Let's begin with $(7)$ which reads
$$\mathbf{t}=\left(\mathbf{n}\boldsymbol{\cdot}\mathbf{t}\right)\mathbf{n}+\mu\left[\mathbf{i}-\left(\mathbf{n}\boldsymbol{\cdot}\mathbf{i}\right)\mathbf{n}\right]\tag1$$
Then, expressing the square of the magnitude of $\mathbf{t}$, $\Vert\mathbf{t}\Vert^2$ by $\mathbf{t}\cdot \mathbf{t}$, we have from $(1)$
$$\Vert\mathbf{t}\Vert^2=\left(\left(\mathbf{n}\boldsymbol{\cdot}\mathbf{t}\right)\mathbf{n}+\mu\left[\mathbf{i}-\left(\mathbf{n}\boldsymbol{\cdot}\mathbf{i}\right)\mathbf{n}\right]\right)\cdot \left(\left(\mathbf{n}\boldsymbol{\cdot}\mathbf{t}\right)\mathbf{n}+\mu\left[\mathbf{i}-\left(\mathbf{n}\boldsymbol{\cdot}\mathbf{i}\right)\mathbf{n}\right]\right)\tag2$$
Next, since $\mathbf{n}$ is a unit vector, then $\mathbf{n}\cdot \mathbf{n}=1$.
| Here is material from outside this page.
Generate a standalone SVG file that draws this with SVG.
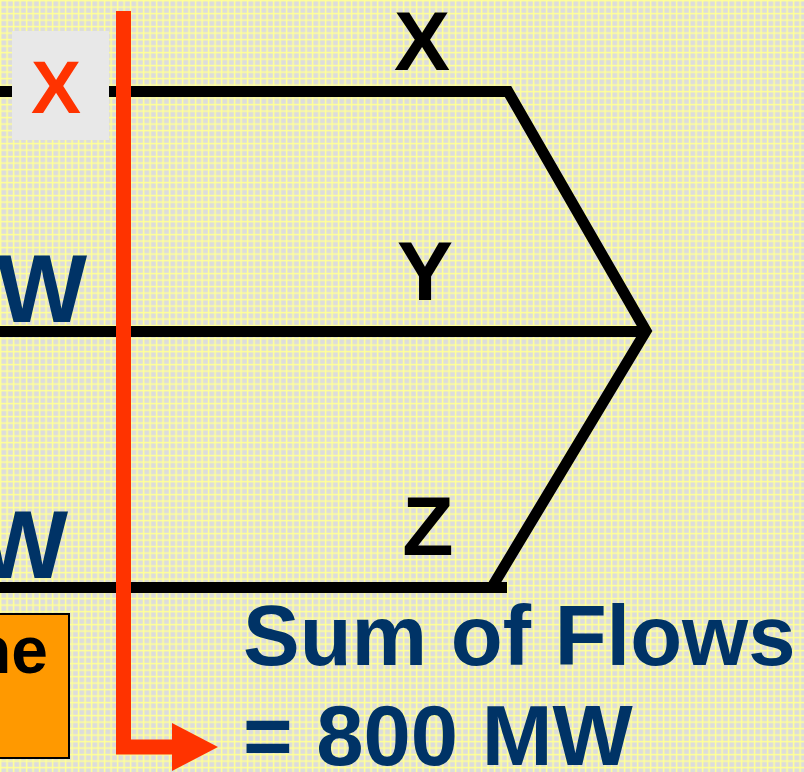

And since the term in brackets in $(2)$, $\left[\mathbf{i}-\left(\mathbf{n}\boldsymbol{\cdot}\mathbf{i}\right)\mathbf{n}\right]$, is perpendicular to $\mathbf{n}$, we immediately have from $(2)$
$$\Vert\mathbf{t}\Vert^2=(\mathbf{n}\cdot \mathbf{t})^2+\mu^2\Vert\mathbf{\left[\mathbf{i}-\left(\mathbf{n}\boldsymbol{\cdot}\mathbf{i}\right)\mathbf{n}\right]}\Vert^2\tag3$$
Note that $(3)$ is identical to $(9)$ in the OP. And we are done!